_Given task_
Everything from the first line of the data below through the line that contains "import pandas as pd" should be written out exactly, please, and nothing more; the pictures stay out.

_Available data_
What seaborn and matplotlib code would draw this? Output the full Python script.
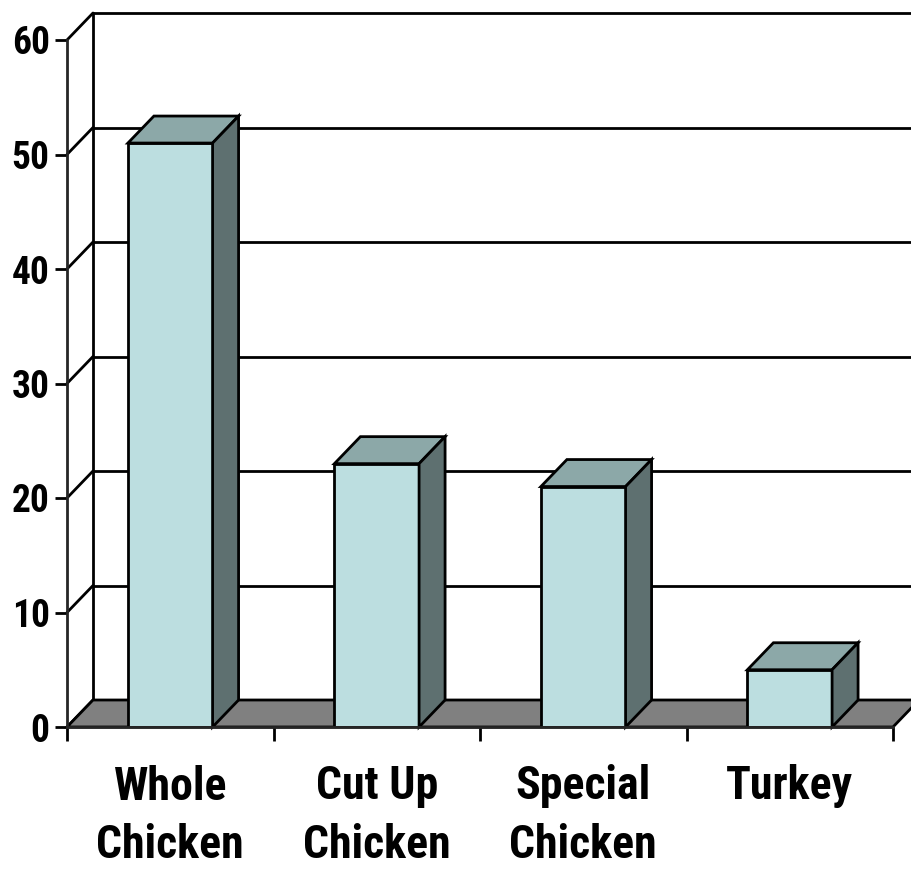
import matplotlib
matplotlib.use('Agg')
import matplotlib.pyplot as plt
from matplotlib.patches import Polygon
import seaborn as sns
import pandas as pd

# chart data
categories = ['Whole\nChicken', 'Cut Up\nChicken', 'Special\nChicken', 'Turkey']
values = [51, 23, 21, 5]
y_ticks = [0, 10, 20, 30, 40, 50, 60]

front_col = '#BCDEE0'
top_col = '#8CA8A8'
side_col = '#5E7070'
floor_col = '#808080'
lw = 2.0

sns.set_style('white', {'text.color': 'black', 'xtick.color': 'black',
                        'ytick.color': 'black', 'xtick.bottom': True, 'ytick.left': True})
plt.rcParams['font.family'] = ['Liberation Sans Narrow', 'Roboto Condensed',
                               'IBM Plex Sans Condensed', 'DejaVu Sans']

df = pd.DataFrame({'Category': categories, 'Value': values})

fig = plt.figure(figsize=(9.11, 8.69), dpi=100)
ax = fig.add_axes([67 / 911, 142 / 869, 826 / 911, 687 / 869])
ax.set_facecolor('none')

sns.barplot(data=df, x='Category', y='Value', color=front_col, saturation=1,
            width=0.41, edgecolor='black', linewidth=lw, ax=ax)

ax.set_xlim(-0.5, 3.5)
ax.set_ylim(0, 60)

# depth offset of the 3d look (data units)
ox, oy = 26 / 206.5, 27 / 11.45
x0, x1 = -0.5, 3.5

# back wall and left wall gridlines
for v in y_ticks:
    ax.plot([x0 + ox, x1 + ox], [v + oy, v + oy], color='black', lw=lw,
            clip_on=False, zorder=0.5)
    ax.plot([x0, x0 + ox], [v, v + oy], color='black', lw=lw,
            clip_on=False, zorder=0.5)
ax.plot([x0 + ox, x0 + ox], [oy, 60 + oy], color='black', lw=lw,
        clip_on=False, zorder=0.5)

# floor
floor = Polygon([(x0, 0), (x1, 0), (x1 + ox, oy), (x0 + ox, oy)], closed=True,
                facecolor=floor_col, edgecolor='black', lw=lw, clip_on=False, zorder=1)
ax.add_patch(floor)

# top and side faces of each bar
for p in list(ax.patches):
    if p is floor:
        continue
    p.set_zorder(3)
    p.set_joinstyle('miter')
    bx, w, h = p.get_x(), p.get_width(), p.get_height()
    top = Polygon([(bx, h), (bx + w, h), (bx + w + ox, h + oy), (bx + ox, h + oy)],
                  closed=True, facecolor=top_col, edgecolor='black', lw=lw,
                  joinstyle='miter', clip_on=False, zorder=3)
    side = Polygon([(bx + w, 0), (bx + w + ox, oy), (bx + w + ox, h + oy), (bx + w, h)],
                   closed=True, facecolor=side_col, edgecolor='black', lw=lw,
                   joinstyle='miter', clip_on=False, zorder=3)
    ax.add_patch(top)
    ax.add_patch(side)

# axes and ticks
for s in ['top', 'right']:
    ax.spines[s].set_visible(False)
for s in ['left', 'bottom']:
    ax.spines[s].set_linewidth(lw)
    ax.spines[s].set_zorder(4)

ax.set_yticks(y_ticks)
ax.set_yticklabels([str(v) for v in y_ticks], fontsize=27, fontweight='bold')
ax.tick_params(axis='y', left=True, length=9, width=lw, pad=3.5)

ax.set_xticks(range(len(categories)))
ax.set_xticklabels(categories, fontsize=33, fontweight='bold', linespacing=1.42)
ax.tick_params(axis='x', which='major', bottom=True, length=0, pad=27)
ax.set_xticks([-0.5, 0.5, 1.5, 2.5, 3.5], minor=True)
ax.tick_params(axis='x', which='minor', bottom=True, length=10, width=lw)

ax.set_xlabel('')
ax.set_ylabel('')

fig.savefig('out.png', dpi=100)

_Result for this task_
What seaborn and matplotlib code would draw this? Output the full Python script.
import matplotlib
matplotlib.use('Agg')
import matplotlib.pyplot as plt
from matplotlib.patches import Polygon
import seaborn as sns
import pandas as pd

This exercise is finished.